Author : AIVON March 26, 2026

 

Key metrics for RF receiver systems

The important metrics for RF receiver systems depend on application requirements and system design. Common metrics include:

  1. Sensitivity: The minimum input signal power or voltage that the receiver can reliably detect and demodulate. Higher sensitivity enables the system to receive and decode weaker signals.
  2. Noise figure: A measure of the receiver's noise performance, often expressed as noise factor or noise temperature. A lower noise figure indicates lower added noise during amplification and processing, improving signal-to-noise ratio.
  3. Dynamic range: The range between the highest and lowest input signal powers the receiver can handle. A larger dynamic range allows the receiver to process both strong and weak signals without compression or saturation.
  4. Selectivity: The receiver's ability to suppress interference and spurious signals at other frequencies while receiving the desired signal. Good selectivity enables rejection of unrelated signals and interference, improving demodulation quality.
  5. Interference rejection: The receiver's resilience to external interference. A receiver should provide effective suppression of interference from other wireless devices or environmental sources to ensure stable and reliable reception.
  6. Frequency range: The range of frequencies the receiver can receive and process. Different applications require different frequency coverage; the receiver must support the required bands.
  7. Bandwidth: The frequency range over which the receiver can effectively process signals. A larger bandwidth supports concurrent signal processing, higher data rates, and wideband communications.

 

Structure and operation of the receiver circuit

During reception, the antenna converts electromagnetic waves from the base station into a weak alternating current signal. After filtering and RF amplification, the signal is downconverted to intermediate frequency (IF) for demodulation to recover baseband information (RXL-P, RXI-N, RXQ-P, RXQ-N). The recovered signals are then sent to logic and audio circuits for further processing.

 

Circuit analysis

1. Circuit structure

The receiver circuit consists of the antenna, antenna switch, filters, RF amplification stages (low-noise amplifier), and IF integrated blocks (receiver demodulator), among other components. Early mobile phones used one- or two-stage frequency conversion, reducing the received RF frequency before demodulation.

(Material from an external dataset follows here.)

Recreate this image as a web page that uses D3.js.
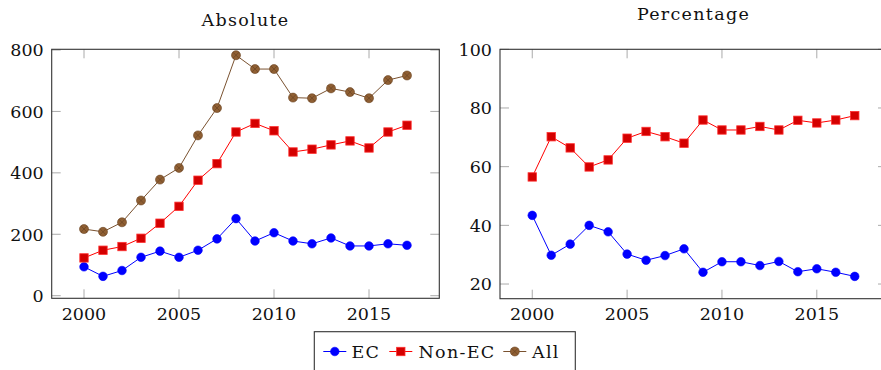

2. Design improvements and test strategies

Improvements and test designs for RF receiver circuits should be tailored to application needs and performance requirements. Possible approaches include:

  1. Improve sensitivity and selectivity: Use dedicated RF amplifiers and filters to enhance sensitivity and selectivity, helping the receiver suppress noise and interference. Perform power balance and noise figure measurements to validate performance and optimize design parameters.
  2. Improve demodulation efficiency: Use efficient demodulators and algorithms such as synchronous detection, coherent demodulation, and digital signal processing to increase demodulation efficiency and reduce bit error rate. Test demodulation efficiency and bit error rate to verify circuit and algorithm performance.
  3. Enhance interference resilience: Apply techniques such as spatial diversity and multi-antenna reception, increase receive paths, and introduce adaptive filtering. Test interference rejection using parameters like peak total signal power, duty cycle, carrier frequency, and amplitude.
  4. Increase signal level and dynamic range: Select appropriate amplifiers and filters, and implement power-balancing and distribution circuits to raise signal level and dynamic range. Use signal analyzers to evaluate signal performance and detection sensitivity.
  5. Support wider bandwidth and frequency response: For high-speed data and wide-area communications, adopt wideband RF receiver designs and test the dynamic performance of components to verify that bandwidth and frequency response meet requirements.

To validate circuit performance and optimize design parameters, combine appropriate test equipment and measurement methods to assess the RF receiver circuit's performance and reliability.